Advanced Phone Maths

So, the iPhone 6 sports a revolutionary new 4.7” display. This upgrade was completely unexpected. I personally didn’t expect Apple to enter the ‘phablet’ market - instead thinking they’d keep with their model of targeting the average consumer, which is now someone who wants a slightly larger phone.

The increased screen size is definitely a big improvement. Games can worry less about your fingers covering up all the action and videos can be watched in their full 4.7” glory. However the phone is too big. It has the same footprint as my Galaxy S3 - from 2012 - a phone that when you take a step back from and look at the whole device it actually has a fairly small screen. Samsung even squeezed an extra .3” into the S4, while keeping the same footprint.

This led me to wonder how the iPhone stacked up against the other flagships of the last few years, in terms of the ratio of screen area to the area of the device. After some trips to GSM Arena and some spreadsheet-foo, I’d come up with an answer:

Graph of phones

Calculating the screen area was a bit tricky, in the end I calculated the number of pixels along the diagonal length of the screen and used this and the screen size to calculate the pixel density of the screen. Knowing the pixel density I could easily convert the horizontal and vertical resolutions to lengths and then calculate the area.

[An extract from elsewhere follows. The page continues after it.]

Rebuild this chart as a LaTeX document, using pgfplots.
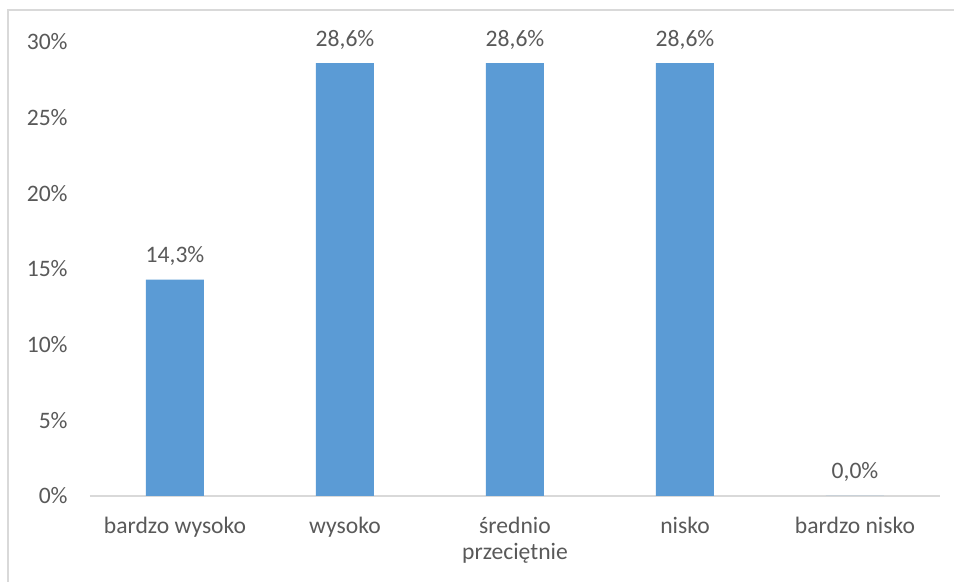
\documentclass[border=0pt]{standalone}
\usepackage{fontspec}
\setmainfont{Carlito}
\usepackage{pgfplots}
\pgfplotsset{compat=1.18}
\definecolor{barblue}{HTML}{5B9BD5}
\definecolor{txtgray}{HTML}{595959}
\definecolor{linegray}{HTML}{D9D9D9}
\begin{document}
\begin{tikzpicture}[font=\fontsize{11.8pt}{12.8pt}\selectfont]
\useasboundingbox (0,0) rectangle (477pt,291pt);
\draw[linegray, line width=1pt] (4pt,0) -- (4pt,286pt) -- (477pt,286pt);
\begin{axis}[
  at={(45pt,43pt)}, anchor=south west,
  width=425pt, height=227pt, scale only axis,
  xmin=-0.5, xmax=4.5, ymin=0, ymax=30,
  clip=false,
  axis x line*=bottom, axis y line*=left,
  y axis line style={draw=none},
  x axis line style={linegray, line width=0.9pt},
  major tick length=0pt,
  xtick={0,1,2,3,4},
  xticklabels={bardzo wysoko, wysoko, {średnio\\przeciętnie}, nisko, bardzo nisko},
  xticklabel style={txtgray, align=center, anchor=north, inner sep=0pt, yshift=-10.5pt},
  ytick={0,5,10,15,20,25,30},
  yticklabels={0\%,5\%,10\%,15\%,20\%,25\%,30\%},
  yticklabel style={txtgray, anchor=east, inner sep=0pt, xshift=-11pt},
  /pgf/number format/assume math mode=true,
  ybar, bar width=29pt,
  nodes near coords={\pgfmathprintnumber[fixed,fixed zerofill,precision=1,use comma,assume math mode=true]{\pgfplotspointmeta}\%},
  every node near coord/.append style={txtgray, anchor=base, inner sep=0pt, yshift=8.5pt},
]
\addplot[fill=barblue, draw=none] coordinates {(0,14.3) (1,28.6) (2,28.6) (3,28.6) (4,0.0)};
\end{axis}
\end{tikzpicture}
\end{document}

I chucked all this into a spreadsheet and bam, graph! The dark lines show the ratio of the screen size to the physical phone size, and the lighter grey line shows the device’s screen size. As you can see no iPhone model has a particularly large screen relative to the size of the device, which is obviously because of the massive chin for the home button and matching ‘forehead’.

So basically I just made this to illustrate that the 2013 Moto X is a really compact phone, with a nice sized screen. And the LG G3 is the phone you want to get if you don’t have time for bezels.